Increasing values of environmental risk score, polygenic risk score linked to increasing relative risks for early-onset CRC
THURSDAY, Feb. 3, 2022 (HealthDay News) — A model incorporating lifestyle and genetic factors can predict the risk for early-onset colorectal cancer (CRC), according to a study published online Jan. 13 in the Journal of the National Cancer Institute.
Alexi N. Archambault, Ph.D., M.P.H., from the New York University School of Medicine in New York City, and colleagues developed risk prediction models for early-onset CRC incorporating an environmental risk score (ERS), which included 16 lifestyle and environmental factors, and a polygenic risk score (PRS), comprising 141 variants. The risks for early-onset CRC were assessed in 3,486 cases and 3,890 controls aged younger than 50 years.
The researchers found that increasing ERS and PRS values were associated with increasing relative risks for early-onset CRC (odds ratios per standard deviation of ERS and PRS, 1.14 and 1.59, respectively); both contributed to case-control discrimination (area under the curve, 0.631). Among those scoring at the 90th percentile for both risk scores, an excess of 26 and 21 cases would be expected per 10,000 men and women, respectively, based on absolute risks.
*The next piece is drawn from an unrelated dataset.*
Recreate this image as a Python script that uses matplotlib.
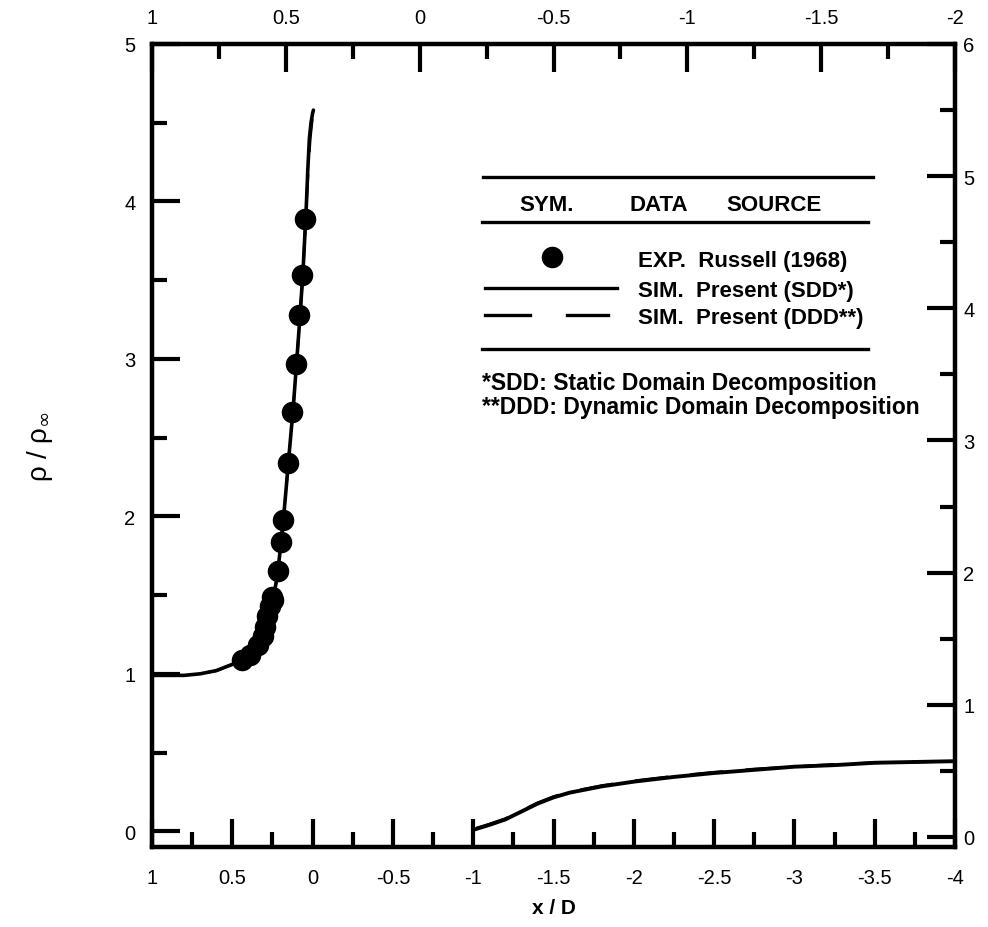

“Our ultimate goal is to have a predictive test for all people to gauge when they, based on their own genetic and personal health factors, need to start routine screening for colorectal cancer,” a coauthor said in a statement. “Physicians, ideally, need a tool that can be used long before early warning signs appear, such as abdominal pain, low blood counts, and rectal bleeding.”